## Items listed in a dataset
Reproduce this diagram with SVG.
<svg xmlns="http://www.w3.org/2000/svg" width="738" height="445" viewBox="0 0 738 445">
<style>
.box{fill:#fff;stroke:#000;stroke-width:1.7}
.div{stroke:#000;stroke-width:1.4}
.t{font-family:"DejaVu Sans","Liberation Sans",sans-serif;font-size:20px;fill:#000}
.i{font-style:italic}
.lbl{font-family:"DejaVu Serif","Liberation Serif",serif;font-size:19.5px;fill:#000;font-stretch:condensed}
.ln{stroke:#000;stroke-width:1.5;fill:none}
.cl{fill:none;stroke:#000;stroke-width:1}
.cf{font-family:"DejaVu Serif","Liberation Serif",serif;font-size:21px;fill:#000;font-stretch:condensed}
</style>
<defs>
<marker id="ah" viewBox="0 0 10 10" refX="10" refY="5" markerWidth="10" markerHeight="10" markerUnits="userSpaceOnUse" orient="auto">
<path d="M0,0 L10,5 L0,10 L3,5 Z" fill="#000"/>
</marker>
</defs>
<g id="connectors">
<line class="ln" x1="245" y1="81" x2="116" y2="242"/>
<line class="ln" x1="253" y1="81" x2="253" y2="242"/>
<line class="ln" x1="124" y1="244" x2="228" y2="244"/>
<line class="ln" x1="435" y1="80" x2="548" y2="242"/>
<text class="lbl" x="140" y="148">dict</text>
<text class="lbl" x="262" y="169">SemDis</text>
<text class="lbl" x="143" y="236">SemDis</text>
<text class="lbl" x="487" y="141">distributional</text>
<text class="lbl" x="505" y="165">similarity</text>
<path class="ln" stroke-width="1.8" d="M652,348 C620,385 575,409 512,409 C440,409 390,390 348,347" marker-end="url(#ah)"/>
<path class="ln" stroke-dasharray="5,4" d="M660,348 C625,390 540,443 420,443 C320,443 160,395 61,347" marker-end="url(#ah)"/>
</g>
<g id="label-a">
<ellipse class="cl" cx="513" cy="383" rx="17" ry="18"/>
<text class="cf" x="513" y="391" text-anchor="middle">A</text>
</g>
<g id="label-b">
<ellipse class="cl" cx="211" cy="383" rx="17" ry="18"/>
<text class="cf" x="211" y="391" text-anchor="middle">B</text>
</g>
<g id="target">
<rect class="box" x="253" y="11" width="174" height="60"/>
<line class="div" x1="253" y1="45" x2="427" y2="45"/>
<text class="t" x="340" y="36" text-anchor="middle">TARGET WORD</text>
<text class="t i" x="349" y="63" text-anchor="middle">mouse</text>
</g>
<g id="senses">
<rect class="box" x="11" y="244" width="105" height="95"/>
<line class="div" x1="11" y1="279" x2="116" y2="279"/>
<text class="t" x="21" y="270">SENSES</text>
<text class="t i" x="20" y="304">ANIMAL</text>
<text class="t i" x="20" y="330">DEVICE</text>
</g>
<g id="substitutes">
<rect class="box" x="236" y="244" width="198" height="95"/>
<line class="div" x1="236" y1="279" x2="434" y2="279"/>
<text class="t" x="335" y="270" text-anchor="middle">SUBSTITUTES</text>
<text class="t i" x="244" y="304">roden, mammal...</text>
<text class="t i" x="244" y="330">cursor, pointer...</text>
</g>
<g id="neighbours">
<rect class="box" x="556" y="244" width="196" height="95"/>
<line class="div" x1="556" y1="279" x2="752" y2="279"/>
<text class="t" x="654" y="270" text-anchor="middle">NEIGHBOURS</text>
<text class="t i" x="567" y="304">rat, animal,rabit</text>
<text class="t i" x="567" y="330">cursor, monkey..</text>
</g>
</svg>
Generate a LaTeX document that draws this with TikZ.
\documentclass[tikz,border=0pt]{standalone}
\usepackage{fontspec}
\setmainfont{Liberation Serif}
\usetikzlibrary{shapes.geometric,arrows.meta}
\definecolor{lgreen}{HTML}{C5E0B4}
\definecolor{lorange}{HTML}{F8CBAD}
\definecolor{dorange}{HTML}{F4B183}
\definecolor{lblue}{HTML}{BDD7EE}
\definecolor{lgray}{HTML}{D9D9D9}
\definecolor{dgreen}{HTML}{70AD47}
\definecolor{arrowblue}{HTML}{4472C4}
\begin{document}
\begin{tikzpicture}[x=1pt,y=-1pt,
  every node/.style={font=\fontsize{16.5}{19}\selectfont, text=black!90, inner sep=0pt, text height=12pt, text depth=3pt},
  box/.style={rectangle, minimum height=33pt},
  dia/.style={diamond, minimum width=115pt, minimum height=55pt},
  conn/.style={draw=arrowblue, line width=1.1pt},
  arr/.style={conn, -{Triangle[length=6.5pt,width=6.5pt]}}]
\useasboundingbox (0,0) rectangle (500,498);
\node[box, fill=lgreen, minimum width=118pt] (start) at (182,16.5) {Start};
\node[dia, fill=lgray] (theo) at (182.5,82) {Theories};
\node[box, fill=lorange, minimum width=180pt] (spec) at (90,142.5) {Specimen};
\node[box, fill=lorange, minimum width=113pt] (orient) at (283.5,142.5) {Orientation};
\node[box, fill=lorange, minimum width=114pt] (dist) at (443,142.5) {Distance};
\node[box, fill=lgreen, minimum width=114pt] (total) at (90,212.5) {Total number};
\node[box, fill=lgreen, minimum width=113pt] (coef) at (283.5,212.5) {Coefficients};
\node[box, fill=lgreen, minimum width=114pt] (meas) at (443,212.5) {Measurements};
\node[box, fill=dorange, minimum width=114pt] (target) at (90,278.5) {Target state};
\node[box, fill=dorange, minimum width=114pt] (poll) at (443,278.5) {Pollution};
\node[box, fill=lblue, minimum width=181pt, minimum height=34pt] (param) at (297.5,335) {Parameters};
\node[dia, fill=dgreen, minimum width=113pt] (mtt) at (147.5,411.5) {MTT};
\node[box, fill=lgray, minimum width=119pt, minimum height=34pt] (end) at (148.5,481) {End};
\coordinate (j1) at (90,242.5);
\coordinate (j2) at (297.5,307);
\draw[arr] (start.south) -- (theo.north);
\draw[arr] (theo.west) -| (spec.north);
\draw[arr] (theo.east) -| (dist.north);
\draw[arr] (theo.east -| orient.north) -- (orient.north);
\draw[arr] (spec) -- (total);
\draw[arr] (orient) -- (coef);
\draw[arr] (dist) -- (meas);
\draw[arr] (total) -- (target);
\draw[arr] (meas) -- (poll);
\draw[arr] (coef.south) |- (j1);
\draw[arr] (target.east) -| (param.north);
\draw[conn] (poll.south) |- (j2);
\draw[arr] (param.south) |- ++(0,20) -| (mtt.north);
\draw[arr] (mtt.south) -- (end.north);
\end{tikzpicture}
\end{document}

...

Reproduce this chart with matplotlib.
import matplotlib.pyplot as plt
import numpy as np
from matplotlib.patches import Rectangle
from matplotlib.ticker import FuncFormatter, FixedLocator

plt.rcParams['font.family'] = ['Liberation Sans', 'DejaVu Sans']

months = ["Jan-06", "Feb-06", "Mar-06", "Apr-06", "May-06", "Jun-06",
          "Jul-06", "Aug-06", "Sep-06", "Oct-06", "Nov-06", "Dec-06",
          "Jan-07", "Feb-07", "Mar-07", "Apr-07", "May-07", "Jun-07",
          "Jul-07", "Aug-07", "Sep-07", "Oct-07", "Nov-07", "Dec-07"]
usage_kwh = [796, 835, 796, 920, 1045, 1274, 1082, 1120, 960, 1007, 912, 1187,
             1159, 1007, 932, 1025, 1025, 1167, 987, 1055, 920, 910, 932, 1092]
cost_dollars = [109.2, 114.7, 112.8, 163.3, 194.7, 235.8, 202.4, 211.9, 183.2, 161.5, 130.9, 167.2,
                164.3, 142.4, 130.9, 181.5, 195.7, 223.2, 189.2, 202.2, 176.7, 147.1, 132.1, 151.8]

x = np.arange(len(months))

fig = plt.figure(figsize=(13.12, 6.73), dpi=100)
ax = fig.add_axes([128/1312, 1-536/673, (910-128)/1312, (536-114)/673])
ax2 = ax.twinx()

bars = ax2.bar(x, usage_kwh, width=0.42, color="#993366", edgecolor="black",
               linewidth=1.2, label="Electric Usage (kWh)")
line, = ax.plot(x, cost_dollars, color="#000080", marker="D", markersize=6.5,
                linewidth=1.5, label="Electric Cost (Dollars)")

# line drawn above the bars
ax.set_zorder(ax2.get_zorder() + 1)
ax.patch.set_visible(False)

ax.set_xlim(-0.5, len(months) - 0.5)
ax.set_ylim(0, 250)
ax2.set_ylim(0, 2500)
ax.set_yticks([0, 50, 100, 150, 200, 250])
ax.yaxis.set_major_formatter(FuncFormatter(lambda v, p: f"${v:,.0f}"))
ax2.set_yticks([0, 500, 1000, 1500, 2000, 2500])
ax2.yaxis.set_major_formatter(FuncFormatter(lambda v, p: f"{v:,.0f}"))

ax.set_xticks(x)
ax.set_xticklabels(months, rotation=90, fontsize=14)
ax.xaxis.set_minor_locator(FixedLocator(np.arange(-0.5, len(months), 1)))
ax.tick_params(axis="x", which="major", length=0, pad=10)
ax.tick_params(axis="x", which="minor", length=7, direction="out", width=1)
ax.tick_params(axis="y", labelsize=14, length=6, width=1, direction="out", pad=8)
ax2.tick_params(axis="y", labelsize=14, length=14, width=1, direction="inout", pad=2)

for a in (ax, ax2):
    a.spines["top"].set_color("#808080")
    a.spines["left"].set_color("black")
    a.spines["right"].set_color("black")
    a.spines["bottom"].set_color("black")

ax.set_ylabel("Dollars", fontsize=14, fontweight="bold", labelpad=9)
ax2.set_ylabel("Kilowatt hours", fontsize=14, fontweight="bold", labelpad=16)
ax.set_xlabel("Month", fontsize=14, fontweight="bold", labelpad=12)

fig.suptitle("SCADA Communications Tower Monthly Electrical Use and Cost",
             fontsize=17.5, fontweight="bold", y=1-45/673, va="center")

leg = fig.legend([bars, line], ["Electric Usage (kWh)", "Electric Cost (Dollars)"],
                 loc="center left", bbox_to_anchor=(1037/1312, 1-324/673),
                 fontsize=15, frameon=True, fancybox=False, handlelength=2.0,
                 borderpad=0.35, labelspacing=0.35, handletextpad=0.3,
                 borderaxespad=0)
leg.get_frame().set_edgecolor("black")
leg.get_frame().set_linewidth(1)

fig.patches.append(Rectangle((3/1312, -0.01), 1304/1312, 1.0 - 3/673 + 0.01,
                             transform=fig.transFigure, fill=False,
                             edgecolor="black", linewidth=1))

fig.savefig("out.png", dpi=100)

## THE EXERCISE
Say how many lines hold the word "matplotlib", giving the number and nothing else.

## REPLY TO THE TASK
4